We regularly see clients treating lease agreements and tenancy agreements as being the same document. However, while both agreements are similar, it is important to understand the differences.
Lease Agreements (“Lease”)
A Lease is a contract between a landlord and a tenant normally in relation to a commercial building. Leases are typically very detailed in regards to the conditions of the tenancy so that there are no discrepancies and so that issues do not arise during the term.
Leases cover the responsibilities (“warranties”) of both the tenant and landlord in detail. For example some warranties are given by the landlord in compliance with the Health and Safety at Work Act 2015 and to act reasonably when considering an assignment of the lease to a third party during the term.
Leases will typically include details such as the term of the Lease, its expiry date, the monthly rent payments, rent reviews and rights of renewal. There is an inherent benefit of including rent review dates and rights of renewal because this ensures that the landlord cannot arbitrarily raise the rent or cancel the Lease. However, it also ensures that the tenant cannot leave the property before the end of the term without repercussions.
If the existing lease reaches its expiry date, the lease is deemed to be at an end. If the tenant does not leave the premises, under the Property Law Act 2007 they will be considered to be on a month to month tenancy. Therefore, if the tenant(s) wish to remain in the property, both parties must enter into a new Lease. The landlord has the option to renew the terms of the old lease or is free to change the terms and rental amounts as they see fit.
If you are in a commercial setting, in order to ensure the long-term letting of your premises, we recommend that you enter into a Deed of Lease.

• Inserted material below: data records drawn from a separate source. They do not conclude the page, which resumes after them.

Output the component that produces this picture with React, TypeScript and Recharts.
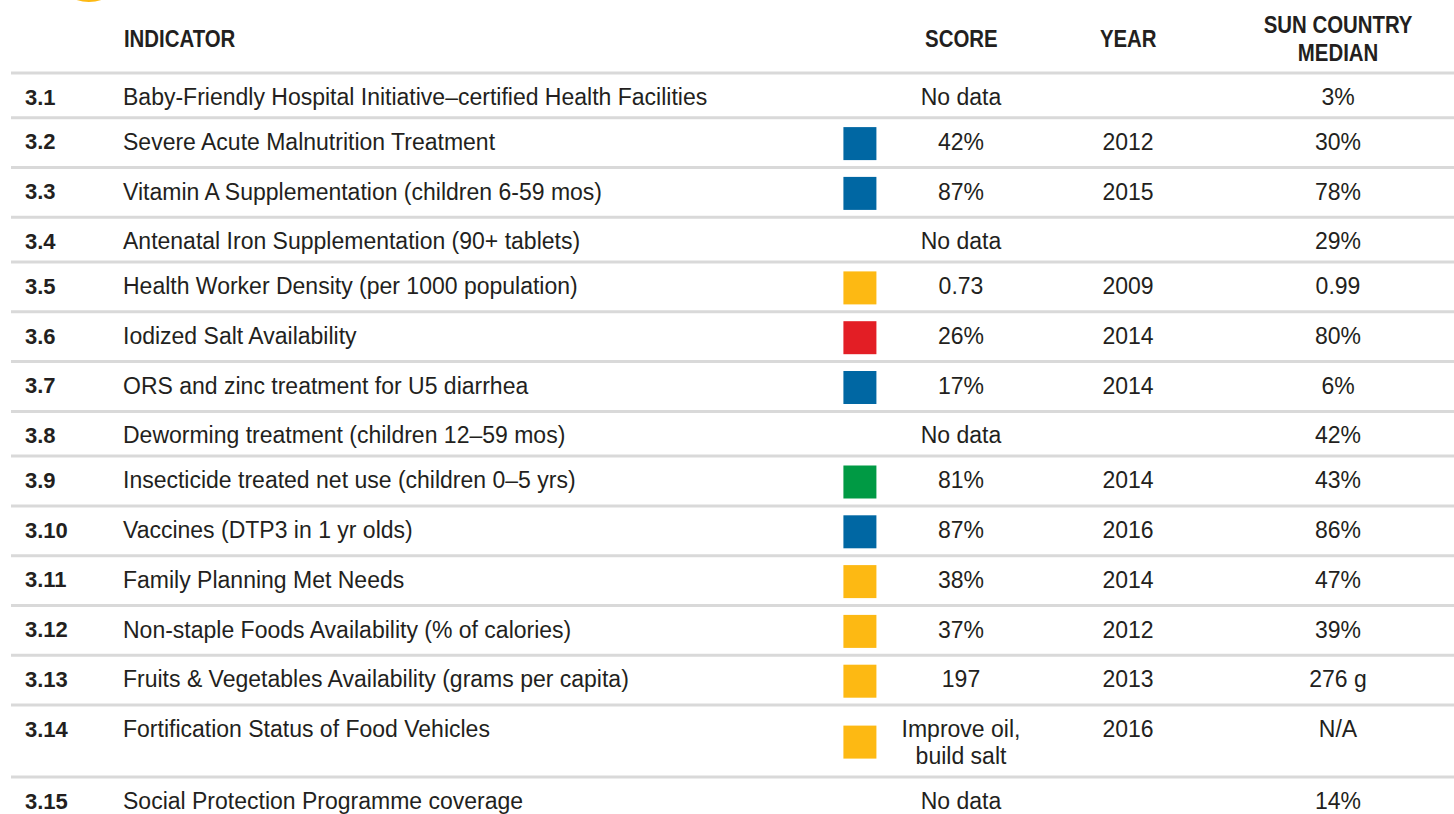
import { ScatterChart, Scatter, XAxis, YAxis, ReferenceLine, ReferenceDot, Cell } from 'recharts';

// table contents, one entry per indicator row
const rowIds = ['3.1', '3.2', '3.3', '3.4', '3.5', '3.6', '3.7', '3.8', '3.9', '3.10', '3.11', '3.12', '3.13', '3.14', '3.15'];
const indicators = [
  'Baby-Friendly Hospital Initiative–certified Health Facilities',
  'Severe Acute Malnutrition Treatment',
  'Vitamin A Supplementation (children 6-59 mos)',
  'Antenatal Iron Supplementation (90+ tablets)',
  'Health Worker Density (per 1000 population)',
  'Iodized Salt Availability',
  'ORS and zinc treatment for U5 diarrhea',
  'Deworming treatment (children 12–59 mos)',
  'Insecticide treated net use (children 0–5 yrs)',
  'Vaccines (DTP3 in 1 yr olds)',
  'Family Planning Met Needs',
  'Non-staple Foods Availability (% of calories)',
  'Fruits & Vegetables Availability (grams per capita)',
  'Fortification Status of Food Vehicles',
  'Social Protection Programme coverage',
];
const scores = ['No data', '42%', '87%', 'No data', '0.73', '26%', '17%', 'No data', '81%', '87%', '38%', '37%', '197', 'Improve oil,\nbuild salt', 'No data'];
const years = ['', '2012', '2015', '', '2009', '2014', '2014', '', '2014', '2016', '2014', '2012', '2013', '2016', ''];
const medians = ['3%', '30%', '78%', '29%', '0.99', '80%', '6%', '42%', '43%', '86%', '47%', '39%', '276 g', 'N/A', '14%'];
const ratings = [null, 'blue', 'blue', null, 'yellow', 'red', 'blue', null, 'green', 'blue', 'yellow', 'yellow', 'yellow', 'yellow', null];

const headers = ['INDICATOR', 'SCORE', 'YEAR', 'SUN COUNTRY\nMEDIAN'];

const COLORS: Record<string, string> = {
  blue: '#0067a3',
  yellow: '#fdb913',
  red: '#e31e25',
  green: '#009a44',
};

const W = 1454;
const H = 814;
const HEAD = 73;
const INK = '#231f20';
const FONT = "'Liberation Sans', Arial, sans-serif";

// column anchors (x axis runs in pixels)
const COL = { num: 25, ind: 123, sq: 859.5, score: 961, year: 1128, median: 1338 };
const headerX = [COL.ind, COL.score, COL.year, COL.median];

// row heights: taller rows for a two-line score, slightly taller when a rating square is drawn
const rowHeight = (i: number) =>
  scores[i].includes('\n') ? 72 : ratings[i] ? 49.8 : 44.7;

const rows = rowIds.map((id, i) => {
  let top = 0;
  for (let k = 0; k < i; k++) top += rowHeight(k);
  return { i, id, top, center: top + rowHeight(i) / 2, textY: top + 24 };
});

const squares = rows
  .filter((r) => ratings[r.i])
  .map((r) => ({ x: COL.sq, y: r.center + 1, rating: ratings[r.i] as string }));

// condensed bold header, squeezed horizontally
const HeaderTick = (props: any) => {
  const idx = headerX.indexOf(props.payload.value);
  if (idx < 0) return null;
  const lines = headers[idx].split('\n');
  const anchor = idx === 0 ? 'start' : 'middle';
  const ys = lines.length > 1 ? [25, 53] : [39];
  return (
    <g>
      {lines.map((ln, k) => (
        <text
          key={k}
          transform={`translate(${props.x},${ys[k]}) scale(0.85,1)`}
          dy="0.35em"
          textAnchor={anchor}
          fontFamily={FONT}
          fontWeight="bold"
          fontSize={24}
          fill={INK}
        >
          {ln}
        </text>
      ))}
    </g>
  );
};

const RowTick = (props: any) => {
  const v = props.payload ? props.payload.value : props.value;
  const r = rows.find((row) => Math.abs(row.textY - v) < 0.01);
  if (!r) return null;
  const y = props.y;
  const common = { fontFamily: FONT, fontSize: 23, fill: INK, dy: '0.35em' };
  const scoreLines = scores[r.i].split('\n');
  return (
    <g>
      <text x={COL.num} y={y} {...common} fontSize={22} fontWeight="bold" textAnchor="start">{r.id}</text>
      <text x={COL.ind} y={y} {...common} textAnchor="start">{indicators[r.i]}</text>
      {scoreLines.map((ln, k) => (
        <text key={k} x={COL.score} y={y + k * 27} {...common} textAnchor="middle">{ln}</text>
      ))}
      <text x={COL.year} y={y} {...common} textAnchor="middle">{years[r.i]}</text>
      <text x={COL.median} y={y} {...common} textAnchor="middle">{medians[r.i]}</text>
    </g>
  );
};

const Square = (props: any) => (
  <rect x={props.cx - 16.5} y={props.cy - 16.5} width={33} height={33} fill={props.fill} />
);

function App() {
  return (
    <div style={{ position: 'absolute', left: 0, top: 0, background: '#fff' }}>
      <ScatterChart width={W} height={H} margin={{ top: 0, right: 0, bottom: 0, left: 0 }}>
        <XAxis
          type="number"
          dataKey="x"
          orientation="top"
          domain={[0, W]}
          height={HEAD}
          ticks={headerX}
          interval={0}
          tick={HeaderTick}
          axisLine={false}
          tickLine={false}
        />
        <YAxis
          type="number"
          dataKey="y"
          domain={[0, H - HEAD]}
          reversed
          width={1}
          ticks={rows.map((r) => r.textY)}
          interval={0}
          tick={RowTick}
          axisLine={false}
          tickLine={false}
          allowDecimals
        />
        <ReferenceDot x={88} y={-110} r={39} fill="#fdb913" stroke="none" ifOverflow="visible" />
        {rows.map((r) => (
          <ReferenceLine
            key={r.id}
            segment={[{ x: 10, y: r.top }, { x: W, y: r.top }]}
            stroke="#d9d9d9"
            strokeWidth={3}
            ifOverflow="visible"
          />
        ))}
        <Scatter data={squares} shape={Square} isAnimationActive={false}>
          {squares.map((s, k) => (
            <Cell key={k} fill={COLORS[s.rating]} />
          ))}
        </Scatter>
      </ScatterChart>
    </div>
  );
}

export default App;
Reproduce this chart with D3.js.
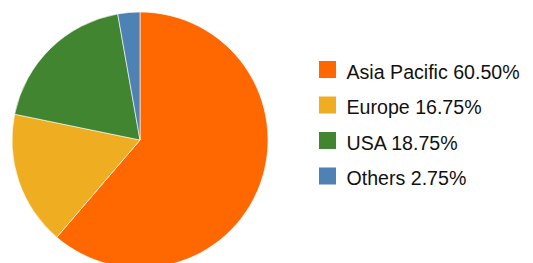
<!DOCTYPE html>
<html>
<head>
<meta charset="utf-8">
<script src="https://cdn.jsdelivr.net/npm/d3@7"></script>
<style>
  html, body { margin: 0; padding: 0; background: #fff; }
  svg { display: block; }
</style>
</head>
<body>
<div id="chart"></div>
<script>
(function() {

  var width = 533;
  var height = 263;

  // data
  var regions = ["Asia Pacific", "Europe", "USA", "Others"];
  var shares = [60.50, 16.75, 18.75, 2.75];
  var labels = ["Asia Pacific 60.50%", "Europe 16.75%", "USA 18.75%", "Others 2.75%"];
  var colors = ["#ff6700", "#efae22", "#418530", "#4f82b4"];

  var data = regions.map(function(r, i) {
    return { region: r, value: shares[i], label: labels[i] };
  });

  var color = d3.scaleOrdinal().domain(regions).range(colors);

  var svg = d3.select("#chart")
    .append("svg")
    .attr("width", width)
    .attr("height", height);

  // pie - keeps the data order, clockwise from 12 o'clock
  var pie = d3.pie()
    .sort(null)
    .value(function(d) { return d.value; });

  var arc = d3.arc()
    .innerRadius(0)
    .outerRadius(128);

  var g = svg.append("g")
    .attr("transform", "translate(140,140)");

  g.selectAll(".slice")
    .data(pie(data))
    .enter().append("path")
    .attr("class", "slice")
    .attr("d", arc)
    .attr("fill", function(d) { return color(d.data.region); })
    .attr("stroke", "#fff")
    .attr("stroke-width", 0.6);

  // legend
  var rowY = d3.scalePoint()
    .domain(regions)
    .range([61, 167.5]);

  var legend = svg.selectAll(".legend")
    .data(data)
    .enter().append("g")
    .attr("class", "legend")
    .attr("transform", function(d) {
      return "translate(319," + rowY(d.region) + ")";
    });

  legend.append("rect")
    .attr("width", 17)
    .attr("height", 17)
    .attr("fill", function(d) { return color(d.region); });

  legend.append("text")
    .attr("x", 27.5)
    .attr("y", 17.5)
    .attr("font-family", "'Liberation Sans', Arial, sans-serif")
    .attr("font-size", "19.6px")
    .attr("fill", "#111")
    .text(function(d) { return d.label; });

})();
</script>
</body>
</html>
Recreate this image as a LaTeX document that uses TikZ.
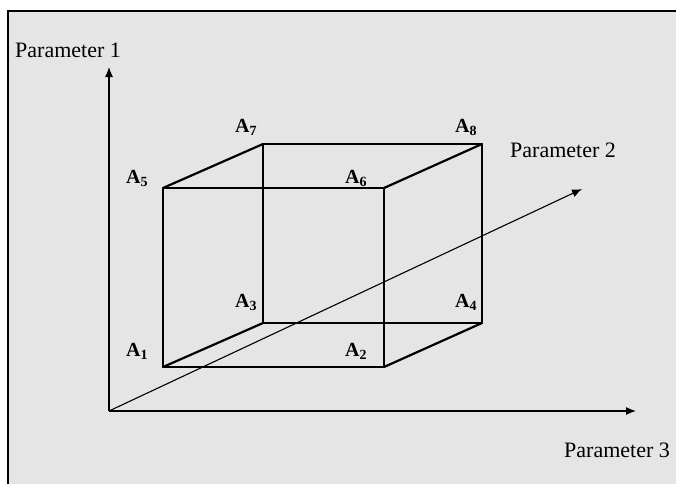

A tenancy agreement is used for tenants of residential properties and is subject to the Residential Tenancies Act 1986 (“Act”). Where tenancy agreements include the obligations of either party, they are generally not as detailed or stringent as the responsibilities and warranties included in Leases. Some key responsibilities of landlords are maintaining the property in reasonable condition and allowing the tenant quiet enjoyment of the property.
There are two types of tenancy: periodic tenancies (lasting longer than 90 days) and fixed term tenancies. This article will focus on periodic tenancies.
Like a Lease, at the end of the periodic tenancy agreement term, the landlord can alter the terms of the tenancy agreement (if the tenant wishes to re-sign to have certainty and remain at the property). However, if a tenant does not intend on renewing the tenancy agreement they have to give the landlord 21 days’ notice prior to the expiration of the tenancy agreement in accordance with the Act.
We note that a periodic tenancy typically requires that the landlord give 90 days’ notice for the tenant to vacate the premises in accordance with the Act.
Tenancy agreements are suited to short term tenants such as people who are transitioning and are often used in residential rental properties.
Pros and Cons
Both lease and tenancy agreements have their advantages and disadvantages.
Rental agreements allow landlords to rent properties that might not be desirable to long-term renters. It is advantageous when rental amounts can rise quickly, allowing the landlord to renegotiate the terms of the agreement more regularly than a lease.
A Lease, on the other hand, is advantageous to a landlord by providing the stability of guaranteed, long-term income. It is advantageous to a tenant because it locks in the rental amount and length of lease and cannot be changed even if property or rent values rise.
When considering or drafting a Lease or tenancy agreement, we recommend you seek the services of lawyer.